Wed, Aug 19, 2015 - Page 7 News List

Hip-hop film alternative to summer blockbusters


Rapper O’Shea Jackson Jr arrives for the premiere of Straight Outta Compton in Los Angeles on Monday last week.

Photo: AFP

Underestimate the crossover appeal of N.W.A at your peril.

More than 25 years after the Los Angeles hip-hop group went double platinum with their unheralded debut album largely without the benefit of radio play, Ice Cube, Dr Dre and the rest shook up Hollywood in the dog days of summer.

Straight Outta Compton, the N.W.A biopic produced by Cube and Dre, blew away industry expectations over the weekend with a US$60.2 million debut, even more than the US$56.1 estimated on Sunday. The film, cofinanced by Universal Pictures and Legendary Pictures for just US$29 million, was propelled by a provocative trailer, savvy digital marketing, strong reviews and the same kind of audacity that made N.W.A famous in the first place.

Just as N.W.A’s debut album stood out from the pack in 1988, when hair metal bands like Def Leppard and Guns N’ Roses were dominating the airwaves, Straight Outta Compton stands far apart from the majority of movies to land at the multiplex this summer.

The only other film with a largely African American cast to hit theaters this summer was the independently made Dope. It is a long-term trend that has attracted increasing scrutiny. A study by the University of Southern California found that nearly three-quarters of all speaking or named characters in the top 100 highest-grossing movies last year were white.

So Straight Outta Compton — a fresh and brash alternative to the usual summer spectacles — arrived with a wave of enthusiasm behind it, rising to the level of must-see cultural flashpoint.

On Sunday, filmmaker Ava DuVernay, whose Oscar-nominated January release Selma struggled at the box office, despite rave reviews, tweeted a passionate response to Compton, saying it “captured the plight of the black artist.”

“We rapped along, clapped, laughed, cried. For all that has happened,” DuVernay said. “All the stifling of our voices as young black people in that place at that time while a war was going on against us.”

The success of Straight Outta Compton could encourage studios to embrace more racially charged stories. Certainly, many will hope for such an effect, even if it stands against the prevailing risk-adverse nature of today’s Hollywood.

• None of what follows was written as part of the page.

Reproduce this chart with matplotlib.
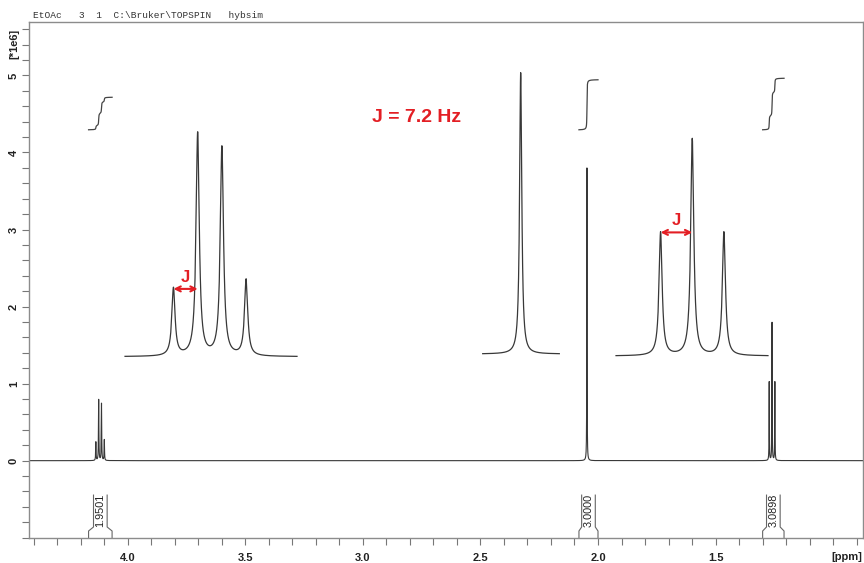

Before Universal jumped in, Warner Bros passed on Straight Outta Compton in part because of the project’s riskiness. Those concerns earlier appeared to be justified. Marion “Suge” Knight, who is portrayed in the film, is awaiting trial for allegedly running over two men in January after an altercation with Cle “Bone” Sloan, a technical adviser for the movie.

According to Universal, the film, which stars Corey Hawkins as Dr Dre, O’Shea Jackson Jr as his father, Ice Cube, and Jason Mitchell as Eazy-E, was 46 percent African American, 23 percent Caucasian and 21 percent Hispanic.